[Written task]: Find how many lines contain the word "this" and state that number alone.
━━━ The records ━━━
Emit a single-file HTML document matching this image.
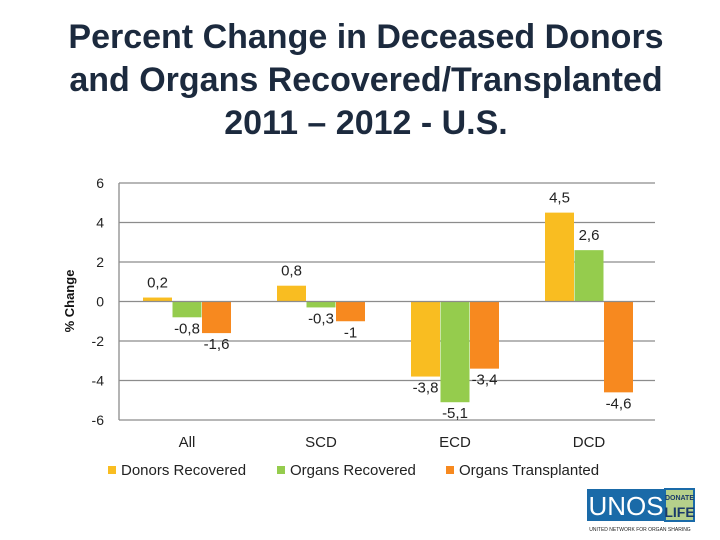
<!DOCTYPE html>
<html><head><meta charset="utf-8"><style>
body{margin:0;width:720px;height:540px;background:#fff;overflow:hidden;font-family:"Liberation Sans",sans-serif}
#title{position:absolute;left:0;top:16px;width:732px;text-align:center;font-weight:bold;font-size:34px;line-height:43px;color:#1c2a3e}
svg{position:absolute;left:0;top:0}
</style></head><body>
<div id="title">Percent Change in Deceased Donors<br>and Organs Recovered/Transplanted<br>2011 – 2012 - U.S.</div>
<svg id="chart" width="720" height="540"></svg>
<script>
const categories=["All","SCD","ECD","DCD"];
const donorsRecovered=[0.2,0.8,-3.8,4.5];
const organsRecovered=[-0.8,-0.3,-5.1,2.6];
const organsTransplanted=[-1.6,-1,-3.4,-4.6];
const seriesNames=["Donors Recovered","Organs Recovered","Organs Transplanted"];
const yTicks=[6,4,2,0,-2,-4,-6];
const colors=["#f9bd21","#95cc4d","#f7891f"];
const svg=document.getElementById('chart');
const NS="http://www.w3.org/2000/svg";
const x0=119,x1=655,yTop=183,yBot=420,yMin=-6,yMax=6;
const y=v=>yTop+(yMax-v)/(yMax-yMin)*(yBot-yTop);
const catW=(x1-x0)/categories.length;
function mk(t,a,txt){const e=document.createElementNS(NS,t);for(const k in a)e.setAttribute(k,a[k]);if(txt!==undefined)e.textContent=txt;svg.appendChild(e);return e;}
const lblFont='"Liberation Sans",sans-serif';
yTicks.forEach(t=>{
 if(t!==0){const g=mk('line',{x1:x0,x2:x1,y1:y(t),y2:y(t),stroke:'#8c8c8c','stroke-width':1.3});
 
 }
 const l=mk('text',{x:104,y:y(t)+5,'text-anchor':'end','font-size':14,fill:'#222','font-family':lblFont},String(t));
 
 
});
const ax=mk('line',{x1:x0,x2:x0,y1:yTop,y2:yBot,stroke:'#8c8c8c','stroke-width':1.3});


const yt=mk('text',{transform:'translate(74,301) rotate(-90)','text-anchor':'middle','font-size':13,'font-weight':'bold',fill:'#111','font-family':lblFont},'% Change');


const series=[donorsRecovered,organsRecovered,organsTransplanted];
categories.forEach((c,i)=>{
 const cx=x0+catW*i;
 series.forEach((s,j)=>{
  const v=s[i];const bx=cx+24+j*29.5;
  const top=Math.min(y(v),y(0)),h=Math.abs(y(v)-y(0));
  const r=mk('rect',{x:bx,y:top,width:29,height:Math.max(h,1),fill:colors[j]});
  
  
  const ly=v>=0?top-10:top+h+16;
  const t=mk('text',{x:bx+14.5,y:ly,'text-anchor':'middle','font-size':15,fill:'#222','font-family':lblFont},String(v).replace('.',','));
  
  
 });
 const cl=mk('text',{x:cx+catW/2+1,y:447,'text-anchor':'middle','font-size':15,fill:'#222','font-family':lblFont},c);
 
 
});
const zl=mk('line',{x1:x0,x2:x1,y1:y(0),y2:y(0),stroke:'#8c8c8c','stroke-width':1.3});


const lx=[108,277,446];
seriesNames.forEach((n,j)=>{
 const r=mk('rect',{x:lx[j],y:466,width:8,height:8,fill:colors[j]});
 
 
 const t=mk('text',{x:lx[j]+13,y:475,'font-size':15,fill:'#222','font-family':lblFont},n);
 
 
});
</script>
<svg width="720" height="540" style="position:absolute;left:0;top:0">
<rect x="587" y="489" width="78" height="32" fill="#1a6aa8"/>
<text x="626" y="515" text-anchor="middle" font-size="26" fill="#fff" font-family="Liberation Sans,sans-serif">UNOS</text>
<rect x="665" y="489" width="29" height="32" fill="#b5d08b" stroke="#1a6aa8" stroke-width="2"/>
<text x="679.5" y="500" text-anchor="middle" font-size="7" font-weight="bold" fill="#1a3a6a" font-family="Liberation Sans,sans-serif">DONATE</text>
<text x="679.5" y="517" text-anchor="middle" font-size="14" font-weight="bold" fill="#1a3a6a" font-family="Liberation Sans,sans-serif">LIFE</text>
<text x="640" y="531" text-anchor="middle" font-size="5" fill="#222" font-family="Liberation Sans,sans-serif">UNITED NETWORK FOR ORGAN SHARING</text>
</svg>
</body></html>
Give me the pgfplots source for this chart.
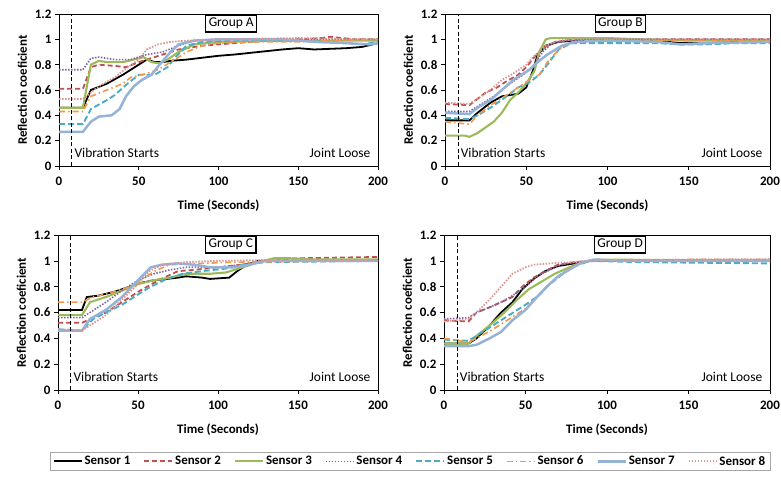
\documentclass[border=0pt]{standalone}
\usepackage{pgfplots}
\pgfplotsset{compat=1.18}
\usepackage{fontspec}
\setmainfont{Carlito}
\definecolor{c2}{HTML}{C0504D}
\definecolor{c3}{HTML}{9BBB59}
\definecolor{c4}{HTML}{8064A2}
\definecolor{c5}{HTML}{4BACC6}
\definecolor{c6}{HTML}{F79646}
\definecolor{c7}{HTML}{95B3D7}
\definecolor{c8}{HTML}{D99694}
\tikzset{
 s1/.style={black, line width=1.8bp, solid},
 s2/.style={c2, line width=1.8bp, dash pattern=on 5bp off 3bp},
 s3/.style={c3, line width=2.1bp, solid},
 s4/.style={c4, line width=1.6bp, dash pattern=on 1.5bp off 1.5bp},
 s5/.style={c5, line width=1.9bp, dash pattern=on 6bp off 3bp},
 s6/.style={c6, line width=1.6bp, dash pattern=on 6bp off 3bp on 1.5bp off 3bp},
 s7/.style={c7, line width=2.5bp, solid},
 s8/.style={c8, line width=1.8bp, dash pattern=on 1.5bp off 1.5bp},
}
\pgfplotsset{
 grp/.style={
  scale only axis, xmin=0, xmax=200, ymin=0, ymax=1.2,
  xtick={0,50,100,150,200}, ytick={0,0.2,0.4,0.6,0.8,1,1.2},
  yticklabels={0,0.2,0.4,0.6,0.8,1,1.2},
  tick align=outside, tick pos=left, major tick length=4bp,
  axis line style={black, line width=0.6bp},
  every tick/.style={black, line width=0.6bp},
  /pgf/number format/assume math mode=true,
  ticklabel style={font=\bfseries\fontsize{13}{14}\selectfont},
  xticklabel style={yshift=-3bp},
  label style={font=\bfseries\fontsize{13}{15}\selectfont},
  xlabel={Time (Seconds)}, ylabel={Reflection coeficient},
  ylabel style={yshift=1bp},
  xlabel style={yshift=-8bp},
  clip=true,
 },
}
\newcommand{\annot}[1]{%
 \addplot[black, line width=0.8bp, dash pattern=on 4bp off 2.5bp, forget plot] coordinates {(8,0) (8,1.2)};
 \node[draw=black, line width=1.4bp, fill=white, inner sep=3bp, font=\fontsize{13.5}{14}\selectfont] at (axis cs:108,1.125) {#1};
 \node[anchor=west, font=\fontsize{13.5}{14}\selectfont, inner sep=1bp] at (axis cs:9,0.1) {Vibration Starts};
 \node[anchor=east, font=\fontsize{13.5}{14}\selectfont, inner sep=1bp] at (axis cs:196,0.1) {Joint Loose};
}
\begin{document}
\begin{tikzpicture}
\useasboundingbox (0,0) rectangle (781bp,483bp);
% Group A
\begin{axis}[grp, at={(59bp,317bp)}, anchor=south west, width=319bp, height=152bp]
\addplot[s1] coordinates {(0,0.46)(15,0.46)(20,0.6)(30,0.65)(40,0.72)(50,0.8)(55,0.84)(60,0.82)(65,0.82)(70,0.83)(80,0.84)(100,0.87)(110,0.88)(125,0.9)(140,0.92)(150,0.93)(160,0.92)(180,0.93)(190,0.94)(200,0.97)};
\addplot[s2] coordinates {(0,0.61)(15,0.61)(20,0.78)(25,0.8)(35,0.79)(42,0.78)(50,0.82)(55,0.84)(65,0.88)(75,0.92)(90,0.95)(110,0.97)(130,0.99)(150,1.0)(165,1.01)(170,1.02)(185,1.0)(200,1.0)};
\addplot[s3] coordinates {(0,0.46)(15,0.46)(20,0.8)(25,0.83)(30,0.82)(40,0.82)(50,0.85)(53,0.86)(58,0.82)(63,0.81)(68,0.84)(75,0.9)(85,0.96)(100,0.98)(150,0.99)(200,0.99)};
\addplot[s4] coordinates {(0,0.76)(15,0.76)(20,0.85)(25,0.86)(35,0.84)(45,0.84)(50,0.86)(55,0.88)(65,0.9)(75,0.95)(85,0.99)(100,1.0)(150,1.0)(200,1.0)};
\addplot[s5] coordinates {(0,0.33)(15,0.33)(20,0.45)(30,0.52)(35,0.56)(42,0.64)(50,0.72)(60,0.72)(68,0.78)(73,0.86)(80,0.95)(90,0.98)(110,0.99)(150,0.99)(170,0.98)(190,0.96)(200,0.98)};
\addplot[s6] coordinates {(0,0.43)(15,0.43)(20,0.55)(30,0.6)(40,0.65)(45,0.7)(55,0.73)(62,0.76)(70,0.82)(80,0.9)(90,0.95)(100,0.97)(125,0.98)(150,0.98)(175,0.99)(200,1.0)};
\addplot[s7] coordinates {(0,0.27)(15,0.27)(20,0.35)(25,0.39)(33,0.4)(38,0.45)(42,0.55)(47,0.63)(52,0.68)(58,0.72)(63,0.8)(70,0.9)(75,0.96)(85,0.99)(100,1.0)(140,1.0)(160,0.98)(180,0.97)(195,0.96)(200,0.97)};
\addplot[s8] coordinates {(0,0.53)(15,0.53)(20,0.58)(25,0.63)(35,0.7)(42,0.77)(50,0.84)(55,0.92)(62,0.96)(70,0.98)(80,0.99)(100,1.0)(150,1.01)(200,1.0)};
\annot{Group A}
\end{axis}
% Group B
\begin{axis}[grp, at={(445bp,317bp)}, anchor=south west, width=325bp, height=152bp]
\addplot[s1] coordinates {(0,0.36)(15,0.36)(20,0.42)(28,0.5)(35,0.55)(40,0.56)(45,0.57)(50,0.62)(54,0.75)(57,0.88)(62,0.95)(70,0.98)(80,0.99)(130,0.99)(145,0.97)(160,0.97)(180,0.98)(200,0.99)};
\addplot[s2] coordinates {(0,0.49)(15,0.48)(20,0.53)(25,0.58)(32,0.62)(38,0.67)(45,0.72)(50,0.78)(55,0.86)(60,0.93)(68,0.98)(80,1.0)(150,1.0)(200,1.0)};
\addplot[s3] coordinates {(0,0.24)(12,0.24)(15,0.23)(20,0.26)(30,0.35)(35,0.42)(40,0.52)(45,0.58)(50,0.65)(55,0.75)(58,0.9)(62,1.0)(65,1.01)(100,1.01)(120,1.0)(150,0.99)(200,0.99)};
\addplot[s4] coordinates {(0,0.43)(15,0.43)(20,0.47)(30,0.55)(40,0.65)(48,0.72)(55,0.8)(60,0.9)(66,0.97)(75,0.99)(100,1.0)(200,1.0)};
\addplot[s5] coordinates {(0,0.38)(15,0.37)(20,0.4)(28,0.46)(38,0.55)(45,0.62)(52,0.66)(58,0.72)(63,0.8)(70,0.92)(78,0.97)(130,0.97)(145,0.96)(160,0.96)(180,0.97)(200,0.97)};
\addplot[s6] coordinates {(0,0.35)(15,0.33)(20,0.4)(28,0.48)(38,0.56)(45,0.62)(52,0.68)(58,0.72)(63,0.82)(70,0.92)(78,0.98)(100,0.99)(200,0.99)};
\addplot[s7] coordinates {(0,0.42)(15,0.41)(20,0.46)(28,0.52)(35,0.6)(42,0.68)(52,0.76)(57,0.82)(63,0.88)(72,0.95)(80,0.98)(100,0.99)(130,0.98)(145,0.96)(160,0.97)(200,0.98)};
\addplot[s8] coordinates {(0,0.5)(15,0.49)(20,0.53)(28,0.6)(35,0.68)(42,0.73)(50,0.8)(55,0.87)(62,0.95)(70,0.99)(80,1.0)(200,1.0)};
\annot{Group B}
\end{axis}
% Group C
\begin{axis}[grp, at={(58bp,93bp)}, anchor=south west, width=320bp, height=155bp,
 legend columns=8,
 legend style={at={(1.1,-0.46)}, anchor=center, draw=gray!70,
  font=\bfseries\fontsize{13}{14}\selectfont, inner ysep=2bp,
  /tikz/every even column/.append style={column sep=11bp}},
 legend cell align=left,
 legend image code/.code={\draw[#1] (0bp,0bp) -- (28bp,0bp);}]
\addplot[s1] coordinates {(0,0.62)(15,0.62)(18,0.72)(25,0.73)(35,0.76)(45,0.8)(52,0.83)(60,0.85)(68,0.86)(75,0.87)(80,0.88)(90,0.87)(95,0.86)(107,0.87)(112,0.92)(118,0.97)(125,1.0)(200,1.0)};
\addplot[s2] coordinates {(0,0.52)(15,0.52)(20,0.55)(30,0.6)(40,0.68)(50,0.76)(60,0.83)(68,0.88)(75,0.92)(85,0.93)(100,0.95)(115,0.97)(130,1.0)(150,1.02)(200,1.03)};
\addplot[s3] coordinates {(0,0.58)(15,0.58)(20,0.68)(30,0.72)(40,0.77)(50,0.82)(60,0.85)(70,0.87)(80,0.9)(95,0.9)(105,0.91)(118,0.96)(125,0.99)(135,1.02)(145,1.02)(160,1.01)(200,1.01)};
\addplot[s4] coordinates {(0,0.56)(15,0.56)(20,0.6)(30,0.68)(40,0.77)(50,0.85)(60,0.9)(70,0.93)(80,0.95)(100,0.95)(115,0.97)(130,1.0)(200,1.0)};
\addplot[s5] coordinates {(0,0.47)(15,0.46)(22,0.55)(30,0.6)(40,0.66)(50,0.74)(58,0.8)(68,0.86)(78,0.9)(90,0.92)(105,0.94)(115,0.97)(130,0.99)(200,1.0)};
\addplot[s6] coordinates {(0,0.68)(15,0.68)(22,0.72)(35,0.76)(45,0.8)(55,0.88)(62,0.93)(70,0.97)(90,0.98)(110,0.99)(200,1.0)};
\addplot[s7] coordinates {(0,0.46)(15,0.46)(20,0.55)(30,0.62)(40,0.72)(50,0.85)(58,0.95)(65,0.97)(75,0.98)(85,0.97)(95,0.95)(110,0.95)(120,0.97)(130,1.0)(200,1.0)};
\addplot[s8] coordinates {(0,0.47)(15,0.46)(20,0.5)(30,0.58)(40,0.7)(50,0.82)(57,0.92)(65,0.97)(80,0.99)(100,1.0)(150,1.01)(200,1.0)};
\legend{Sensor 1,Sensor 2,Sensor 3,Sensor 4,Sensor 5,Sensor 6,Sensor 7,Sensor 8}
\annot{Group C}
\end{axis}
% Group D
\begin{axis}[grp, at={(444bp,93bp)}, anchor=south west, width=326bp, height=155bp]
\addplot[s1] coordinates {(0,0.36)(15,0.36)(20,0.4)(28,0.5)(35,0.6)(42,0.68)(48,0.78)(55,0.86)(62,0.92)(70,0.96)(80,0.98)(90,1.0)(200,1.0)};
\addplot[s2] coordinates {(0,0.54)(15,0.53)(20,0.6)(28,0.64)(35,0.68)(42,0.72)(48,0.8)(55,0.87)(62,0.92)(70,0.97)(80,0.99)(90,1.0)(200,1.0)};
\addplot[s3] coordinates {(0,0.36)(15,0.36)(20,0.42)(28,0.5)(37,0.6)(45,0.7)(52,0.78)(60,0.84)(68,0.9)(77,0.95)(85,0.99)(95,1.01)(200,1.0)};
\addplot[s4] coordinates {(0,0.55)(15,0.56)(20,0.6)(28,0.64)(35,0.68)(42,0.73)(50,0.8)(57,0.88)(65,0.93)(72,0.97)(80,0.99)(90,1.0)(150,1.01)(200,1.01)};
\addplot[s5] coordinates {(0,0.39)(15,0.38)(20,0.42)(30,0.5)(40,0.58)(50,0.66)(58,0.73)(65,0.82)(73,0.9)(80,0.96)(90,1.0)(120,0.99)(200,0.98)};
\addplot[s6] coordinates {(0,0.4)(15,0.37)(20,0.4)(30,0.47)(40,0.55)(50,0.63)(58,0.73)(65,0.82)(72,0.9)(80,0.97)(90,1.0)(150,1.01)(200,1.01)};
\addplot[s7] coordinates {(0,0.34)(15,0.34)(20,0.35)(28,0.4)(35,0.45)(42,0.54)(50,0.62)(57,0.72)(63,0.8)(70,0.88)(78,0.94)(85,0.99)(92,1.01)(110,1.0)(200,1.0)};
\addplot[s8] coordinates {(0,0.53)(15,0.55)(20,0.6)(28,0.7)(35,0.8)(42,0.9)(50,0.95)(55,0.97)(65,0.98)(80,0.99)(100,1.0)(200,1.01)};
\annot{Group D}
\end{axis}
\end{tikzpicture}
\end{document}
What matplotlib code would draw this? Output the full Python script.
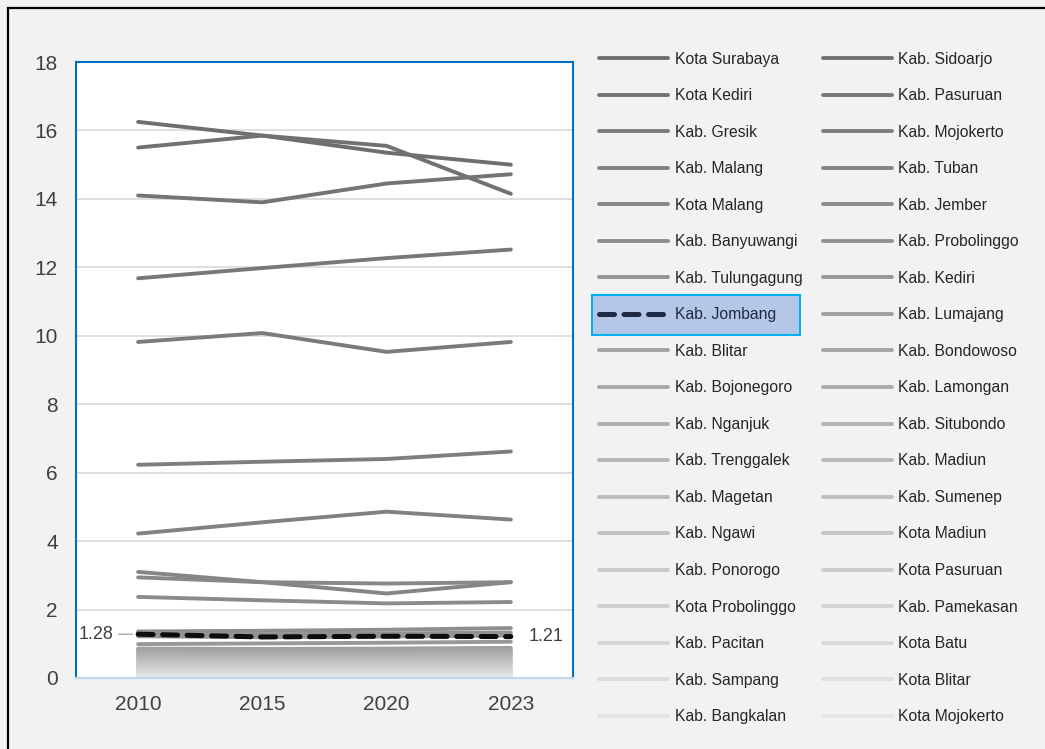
━━━
[Exercise result]: 3